### Requirement
Reproduce every line in the listing that contains the word "with".

### Dataset content
◇ ◇ ◇ ◇ ◇
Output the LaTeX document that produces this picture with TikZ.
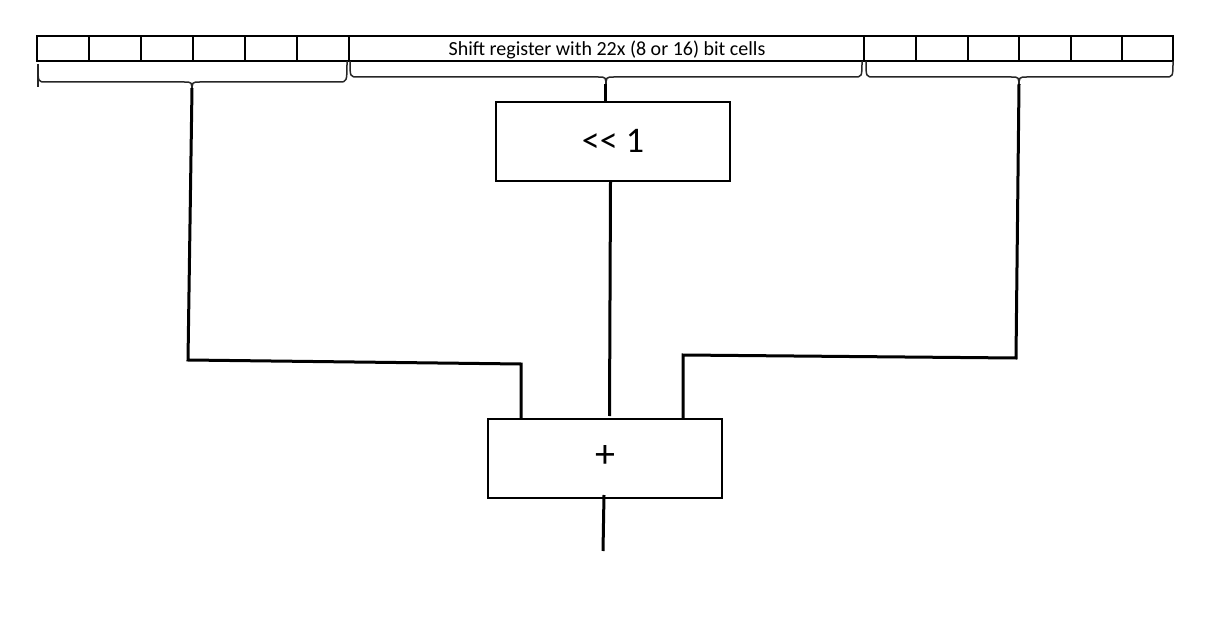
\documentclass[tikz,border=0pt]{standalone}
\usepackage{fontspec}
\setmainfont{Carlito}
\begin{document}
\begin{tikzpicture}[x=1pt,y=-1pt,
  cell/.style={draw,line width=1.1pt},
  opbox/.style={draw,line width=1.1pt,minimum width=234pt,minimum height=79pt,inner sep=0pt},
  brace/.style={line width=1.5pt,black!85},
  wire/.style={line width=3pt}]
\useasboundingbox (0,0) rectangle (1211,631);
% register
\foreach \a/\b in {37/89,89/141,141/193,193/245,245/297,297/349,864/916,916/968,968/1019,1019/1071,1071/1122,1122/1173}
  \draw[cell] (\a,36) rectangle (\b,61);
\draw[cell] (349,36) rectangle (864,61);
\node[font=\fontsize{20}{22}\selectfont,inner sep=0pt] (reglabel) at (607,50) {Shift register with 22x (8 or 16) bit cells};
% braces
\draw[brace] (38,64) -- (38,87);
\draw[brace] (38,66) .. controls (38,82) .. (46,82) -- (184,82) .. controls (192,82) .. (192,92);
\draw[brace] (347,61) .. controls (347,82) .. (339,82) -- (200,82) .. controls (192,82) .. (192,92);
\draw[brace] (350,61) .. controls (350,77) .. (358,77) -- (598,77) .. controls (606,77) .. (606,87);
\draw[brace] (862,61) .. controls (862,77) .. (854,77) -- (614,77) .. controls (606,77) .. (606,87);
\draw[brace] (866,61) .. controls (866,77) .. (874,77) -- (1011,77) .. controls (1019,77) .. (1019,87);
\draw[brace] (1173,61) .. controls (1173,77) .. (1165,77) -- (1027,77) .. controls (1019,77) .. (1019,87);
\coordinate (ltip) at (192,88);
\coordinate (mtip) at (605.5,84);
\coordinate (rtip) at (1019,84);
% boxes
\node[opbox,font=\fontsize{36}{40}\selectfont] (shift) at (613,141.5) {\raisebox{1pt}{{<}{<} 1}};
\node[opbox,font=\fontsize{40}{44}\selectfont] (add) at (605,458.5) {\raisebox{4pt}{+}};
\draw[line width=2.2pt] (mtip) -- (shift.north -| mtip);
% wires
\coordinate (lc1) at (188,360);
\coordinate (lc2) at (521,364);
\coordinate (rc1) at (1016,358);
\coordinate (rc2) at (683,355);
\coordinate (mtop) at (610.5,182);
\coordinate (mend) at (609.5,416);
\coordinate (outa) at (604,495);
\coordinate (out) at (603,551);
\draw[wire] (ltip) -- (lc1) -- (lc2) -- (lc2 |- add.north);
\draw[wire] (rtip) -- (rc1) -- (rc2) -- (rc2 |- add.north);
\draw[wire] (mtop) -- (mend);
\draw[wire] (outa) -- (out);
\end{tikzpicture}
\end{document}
◇ ◇ ◇ ◇ ◇
### Exercise result
Output the LaTeX document that produces this picture with TikZ.
\node[font=\fontsize{20}{22}\selectfont,inner sep=0pt] (reglabel) at (607,50) {Shift register with 22x (8 or 16) bit cells};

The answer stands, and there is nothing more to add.